Hilfe zu kriegen ist so wichtig, um wieder klar zu kommem, wieder Energie für den ganz normalen Alltag zu haben. Aber allzu oft wirkt eben diese Hilfe auch entpolitisiertend und individualisiertend. In der Psychotherapie beschäftigen wir uns mit uns selbst in unserem Mikrokosmos. Was ist in meiner Kindheit, und meiner Familie oder in der Schulzeit schiefgelaufen, dass ich die Probleme habe, die ich habe? Wir lernen mit unseren Problemen einen Umgang zu finden und wieder zu funktionieren. Das ist zweifelsfrei wichtig, aber sollte nicht darüber hinwegtäuschen, dass die Ursachen unserer Probleme nur allzu oft in strukturellen Umständen begründet sind. Sie liegen in existenziellen Ängsten, Diskriminierungserfahrungen oder Leistungsdruck.
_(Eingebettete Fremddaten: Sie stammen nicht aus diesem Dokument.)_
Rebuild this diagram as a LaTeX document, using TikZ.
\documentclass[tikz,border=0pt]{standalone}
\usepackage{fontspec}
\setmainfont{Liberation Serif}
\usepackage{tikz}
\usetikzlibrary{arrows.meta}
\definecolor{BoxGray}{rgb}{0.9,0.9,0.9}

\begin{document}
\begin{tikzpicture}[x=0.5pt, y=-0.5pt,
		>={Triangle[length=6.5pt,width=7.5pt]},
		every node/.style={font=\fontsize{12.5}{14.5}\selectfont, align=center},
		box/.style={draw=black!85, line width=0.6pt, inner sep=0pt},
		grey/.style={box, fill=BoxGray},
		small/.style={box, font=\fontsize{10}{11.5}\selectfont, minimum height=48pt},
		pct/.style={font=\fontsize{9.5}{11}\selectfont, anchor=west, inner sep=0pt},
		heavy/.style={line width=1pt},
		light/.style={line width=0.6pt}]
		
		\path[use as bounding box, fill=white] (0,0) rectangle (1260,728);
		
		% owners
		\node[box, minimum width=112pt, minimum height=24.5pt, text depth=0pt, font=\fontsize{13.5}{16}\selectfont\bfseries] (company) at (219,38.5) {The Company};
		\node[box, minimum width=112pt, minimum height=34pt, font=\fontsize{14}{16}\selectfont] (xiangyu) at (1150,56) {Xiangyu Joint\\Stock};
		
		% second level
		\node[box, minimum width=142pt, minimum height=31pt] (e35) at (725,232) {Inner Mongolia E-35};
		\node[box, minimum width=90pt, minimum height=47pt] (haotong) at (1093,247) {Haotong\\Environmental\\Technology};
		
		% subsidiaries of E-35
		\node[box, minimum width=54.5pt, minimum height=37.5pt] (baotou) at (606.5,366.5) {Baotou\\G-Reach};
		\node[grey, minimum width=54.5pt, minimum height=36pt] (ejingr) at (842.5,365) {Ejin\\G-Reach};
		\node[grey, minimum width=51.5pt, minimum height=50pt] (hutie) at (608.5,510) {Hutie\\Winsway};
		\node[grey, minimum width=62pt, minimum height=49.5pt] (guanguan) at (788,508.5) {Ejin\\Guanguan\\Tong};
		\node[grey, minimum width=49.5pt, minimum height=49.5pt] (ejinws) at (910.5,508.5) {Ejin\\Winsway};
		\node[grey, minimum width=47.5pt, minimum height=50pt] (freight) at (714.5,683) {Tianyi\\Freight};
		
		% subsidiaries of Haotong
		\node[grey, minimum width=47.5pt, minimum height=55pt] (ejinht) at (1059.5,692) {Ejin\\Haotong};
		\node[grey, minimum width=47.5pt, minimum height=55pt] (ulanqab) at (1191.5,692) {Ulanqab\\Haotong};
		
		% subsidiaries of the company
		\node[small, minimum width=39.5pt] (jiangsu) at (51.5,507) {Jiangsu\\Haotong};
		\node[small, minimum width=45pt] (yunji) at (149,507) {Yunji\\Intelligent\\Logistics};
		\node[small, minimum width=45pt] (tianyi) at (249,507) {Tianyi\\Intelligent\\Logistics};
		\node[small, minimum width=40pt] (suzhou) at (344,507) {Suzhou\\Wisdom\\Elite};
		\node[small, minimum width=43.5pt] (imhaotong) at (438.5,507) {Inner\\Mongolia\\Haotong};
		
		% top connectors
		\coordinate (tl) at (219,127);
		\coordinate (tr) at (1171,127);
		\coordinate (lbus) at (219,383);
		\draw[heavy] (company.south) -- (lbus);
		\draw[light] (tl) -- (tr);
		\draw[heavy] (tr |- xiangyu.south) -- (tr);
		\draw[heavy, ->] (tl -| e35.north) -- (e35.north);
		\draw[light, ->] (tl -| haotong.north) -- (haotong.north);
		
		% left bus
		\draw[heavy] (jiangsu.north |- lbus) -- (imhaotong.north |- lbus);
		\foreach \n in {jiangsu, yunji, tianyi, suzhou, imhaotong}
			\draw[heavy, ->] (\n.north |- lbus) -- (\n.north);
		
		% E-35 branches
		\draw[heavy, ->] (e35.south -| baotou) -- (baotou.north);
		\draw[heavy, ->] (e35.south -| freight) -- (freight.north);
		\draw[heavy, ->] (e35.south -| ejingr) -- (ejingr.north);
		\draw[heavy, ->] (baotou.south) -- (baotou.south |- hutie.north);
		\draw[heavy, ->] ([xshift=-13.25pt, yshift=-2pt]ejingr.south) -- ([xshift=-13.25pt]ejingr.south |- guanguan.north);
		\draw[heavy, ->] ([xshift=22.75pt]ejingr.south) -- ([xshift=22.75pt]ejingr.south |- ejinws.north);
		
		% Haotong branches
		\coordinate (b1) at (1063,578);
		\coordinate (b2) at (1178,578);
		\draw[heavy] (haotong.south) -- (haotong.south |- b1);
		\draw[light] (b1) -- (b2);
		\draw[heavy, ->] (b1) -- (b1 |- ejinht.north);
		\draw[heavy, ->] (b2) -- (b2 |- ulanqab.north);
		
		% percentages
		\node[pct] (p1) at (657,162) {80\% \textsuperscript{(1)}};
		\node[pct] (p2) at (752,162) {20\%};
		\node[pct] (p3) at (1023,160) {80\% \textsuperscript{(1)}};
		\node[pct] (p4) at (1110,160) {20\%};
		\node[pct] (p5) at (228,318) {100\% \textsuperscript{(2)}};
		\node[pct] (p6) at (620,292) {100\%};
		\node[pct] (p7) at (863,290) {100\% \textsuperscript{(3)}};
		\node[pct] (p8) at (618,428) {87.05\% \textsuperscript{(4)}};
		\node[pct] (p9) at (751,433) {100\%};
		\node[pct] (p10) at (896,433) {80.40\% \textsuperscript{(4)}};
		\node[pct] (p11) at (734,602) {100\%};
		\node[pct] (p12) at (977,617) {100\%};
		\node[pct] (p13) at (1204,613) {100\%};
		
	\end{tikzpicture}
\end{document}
Wie soll man als Alleinerziehende:r mit Kind ein unbeschwertes Leben führen können, wenn man mit ständigen finanziellen Sorgen leben muss?Wie soll man als Transperson in dieser Gesellschaft ein unbeschwertes Leben führen können, in der die eigene Identität von anderen als verhandelbar betrachtet wird?

Wie soll man als migrantische oder Schwarze Person in dieser Gesellschaft ein unbeschwertes Leben führen können, wenn man weiß, die Brüder und Schwestern werden alltäglich wegen ihrer bloßen Existenz erniedrigt, kriminalisiert und ermordet? Woher sollen deine Träume kommen, wenn in deinem Viertel alle Drogen ticken, um an Geld zu kommen, weil nichts anderes mehr den sozialen Aufstieg verspricht?

Das alles sind keine Probleme, die nur du alleine hast. Aber vor allem sind es keine Probleme, gegen die man nichts machen kann!Der Kapitalismus ist kein verstorbener Verwandter, den man nicht mehr zum Leben erwecken kann, der Kapitalismus ist auch keine Drogenpsychose. Der Kapitalismus ist ein von Menschen gemachtes System, das abgeschafft werden kann und muss!
Therapie ist gut und wichtig, um die eigene Handlungsfähigkeit zurückzuerlangen, aber vor allem müssen wir uns organisieren, um dieses krankmachende System zu überwinden! Unser Leid hat Struktur, wir sind keine Einzelfälle!